— START OF Data excerpt —

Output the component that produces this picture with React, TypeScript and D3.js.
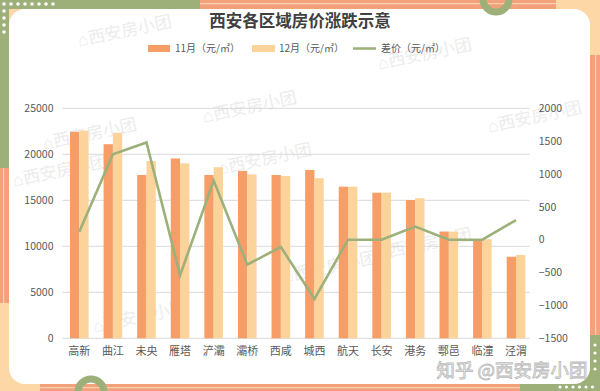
import React from 'react';
import * as d3 from 'd3';

const districts = ['高新', '曲江', '未央', '雁塔', '浐灞', '灞桥', '西咸', '城西', '航天', '长安', '港务', '鄠邑', '临潼', '泾渭'];
const nov = [22450, 21100, 17750, 19550, 17750, 18200, 17750, 18300, 16480, 15830, 15030, 11600, 10760, 8870];
const dec = [22570, 22350, 19270, 19020, 18600, 17820, 17640, 17400, 16480, 15830, 15230, 11600, 10760, 9060];
const diff = [120, 1300, 1480, -540, 900, -380, -110, -900, 0, 0, 200, 0, 0, 300];
const leftTicks = [0, 5000, 10000, 15000, 20000, 25000];
const rightTicks = [-1500, -1000, -500, 0, 500, 1000, 1500, 2000];

const W = 600;
const H = 391;
const margin = { top: 108.3, bottom: 52.7, left: 62.5, right: 67.2 };
const font = '"Noto Sans CJK SC", "Noto Sans", sans-serif';

const c11 = '#F79D68';
const c12 = '#FDD39C';
const cLine = '#9CB07A';
const green = '#9DB07A';
const peach = '#FDD8A6';
const stripe = '#F2A17A';

// watermark spots, kept clear of axis labels
const watermarks = [
  [125, 32], [425, 55], [250, 108], [90, 135], [535, 118], [265, 160],
  [60, 172], [330, 268], [425, 245], [140, 318],
];

const App = () => {
  const innerW = W - margin.left - margin.right;
  const innerH = H - margin.top - margin.bottom;
  const x = d3.scaleBand().domain(districts).range([0, innerW]).padding(0);
  const yL = d3.scaleLinear().domain([0, 25000]).range([innerH, 0]);
  const yR = d3.scaleLinear().domain([-1500, 2000]).range([innerH, 0]);
  const bw = x.bandwidth() * 0.277;
  const cx = (d: string) => (x(d) as number) + x.bandwidth() / 2;

  const line = d3
    .line<number>()
    .x((_, i) => cx(districts[i]))
    .y((v) => yR(v));

  const dotsTop = d3.range(0, 8).map((i) => 4 + i * 7);
  const dotsLeft = d3.range(1, 5).map((i) => 4 + i * 7);

  return (
    <svg width={W} height={H} style={{ position: 'absolute', left: 0, top: 0 }} fontFamily={font}>
      {/* frame */}
      <rect width={W} height={H} fill={peach} />
      <rect x={0} y={0} width={200} height={9} fill={green} />
      <rect x={0} y={0} width={9} height={168} fill={green} />
      <rect x={0} y={168} width={9} height={135} fill={stripe} />
      <rect x={3} y={168} width={1.2} height={135} fill="#FBD0B3" />
      <rect x={200} y={0} width={356} height={9} fill={stripe} />
      <rect x={200} y={3} width={356} height={1.2} fill="#FBD0B3" />
      <rect x={590} y={55} width={10} height={280} fill={stripe} />
      <rect x={595} y={55} width={1.2} height={280} fill="#FBD0B3" />
      <rect x={520} y={372} width={80} height={19} fill={green} />
      <rect x={588} y={335} width={12} height={56} fill={green} />
      <rect x={40} y={384} width={480} height={7} fill={stripe} />
      <rect x={40} y={387} width={480} height={1.2} fill="#FBD0B3" />
      {dotsTop.map((d) => (
        <circle key={'t' + d} cx={d} cy={4} r={1.8} fill="#fff" />
      ))}
      {dotsLeft.map((d) => (
        <circle key={'l' + d} cx={4} cy={d} r={1.8} fill="#fff" />
      ))}
      {d3.range(0, 6).map((i) => (
        <circle key={'br' + i} cx={560 + i * 6.5} cy={387} r={1.6} fill="#fff" />
      ))}
      {d3.range(0, 4).map((i) => (
        <circle key={'rr' + i} cx={595} cy={345 + i * 8} r={1.6} fill="#fff" />
      ))}
      <rect x={9} y={9} width={581} height={375} rx={16} fill="#fff" />
      <circle cx={496} cy={-1} r={13} fill="none" stroke={green} strokeWidth={7} />
      <circle cx={91} cy={392} r={13} fill="none" stroke={green} strokeWidth={7} />

      {/* watermarks */}
      {watermarks.map(([wx, wy], i) => (
        <text
          key={'w' + i}
          transform={`translate(${wx},${wy}) rotate(-12)`}
          fontSize={17}
          fill="#ececec"
          textAnchor="middle"
          dominantBaseline="middle"
        >
          ⌂西安房小团
        </text>
      ))}

      {/* title */}
      <text x={300} y={27} textAnchor="middle" fontSize={16.5} fontWeight="bold" fill="#404040">
        西安各区域房价涨跌示意
      </text>

      {/* legend */}
      <g fontSize={10} fill="#595959">
        <rect x={148} y={45} width={22} height={7} fill={c11} />
        <text x={175} y={52}>11月（元/㎡）</text>
        <rect x={252} y={45} width={23} height={7} fill={c12} />
        <text x={279} y={52}>12月（元/㎡）</text>
        <line x1={353} x2={376} y1={48.5} y2={48.5} stroke={cLine} strokeWidth={2.5} />
        <text x={381} y={52}>差价（元/㎡）</text>
      </g>

      <g transform={`translate(${margin.left},${margin.top})`}>
        {leftTicks.map((t) => (
          <g key={'g' + t}>
            <line x1={0} x2={innerW - 3} y1={yL(t)} y2={yL(t)} stroke="#d9d9d9" strokeWidth={1} />
            <text x={-9} y={yL(t)} dy="0.35em" textAnchor="end" fontSize={10.5} fill="#595959">
              {t}
            </text>
          </g>
        ))}
        {rightTicks.map((t) => (
          <text key={'r' + t} x={innerW + 6} y={yR(t)} dy="0.35em" fontSize={10.5} fill="#595959">
            {t < 0 ? '−' + Math.abs(t) : t}
          </text>
        ))}
        {districts.map((d, i) => (
          <g key={d}>
            <rect x={cx(d) - bw} y={yL(nov[i])} width={bw} height={innerH - yL(nov[i])} fill={c11} />
            <rect x={cx(d)} y={yL(dec[i])} width={bw} height={innerH - yL(dec[i])} fill={c12} />
            <text x={cx(d)} y={innerH + 17} textAnchor="middle" fontSize={11} fill="#595959">
              {d}
            </text>
          </g>
        ))}
        <path d={line(diff) as string} fill="none" stroke={cLine} strokeWidth={2.6} strokeLinejoin="miter" />
      </g>

      {/* zhihu watermark */}
      <text
        x={512}
        y={377}
        textAnchor="middle"
        fontSize={18.5}
        fill="#fff"
        stroke="#bdbdbd"
        strokeWidth={0.9}
      >
        知乎 @西安房小团
      </text>
    </svg>
  );
};

export default App;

— END OF Data excerpt —

**What the task asks:** Restate only the lines running from the start of the material above through the line containing "1000, 1500, 2000];", ends included. No pictures.

**Correct output:**
Output the component that produces this picture with React, TypeScript and D3.js.
import React from 'react';
import * as d3 from 'd3';

const districts = ['高新', '曲江', '未央', '雁塔', '浐灞', '灞桥', '西咸', '城西', '航天', '长安', '港务', '鄠邑', '临潼', '泾渭'];
const nov = [22450, 21100, 17750, 19550, 17750, 18200, 17750, 18300, 16480, 15830, 15030, 11600, 10760, 8870];
const dec = [22570, 22350, 19270, 19020, 18600, 17820, 17640, 17400, 16480, 15830, 15230, 11600, 10760, 9060];
const diff = [120, 1300, 1480, -540, 900, -380, -110, -900, 0, 0, 200, 0, 0, 300];
const leftTicks = [0, 5000, 10000, 15000, 20000, 25000];
const rightTicks = [-1500, -1000, -500, 0, 500, 1000, 1500, 2000];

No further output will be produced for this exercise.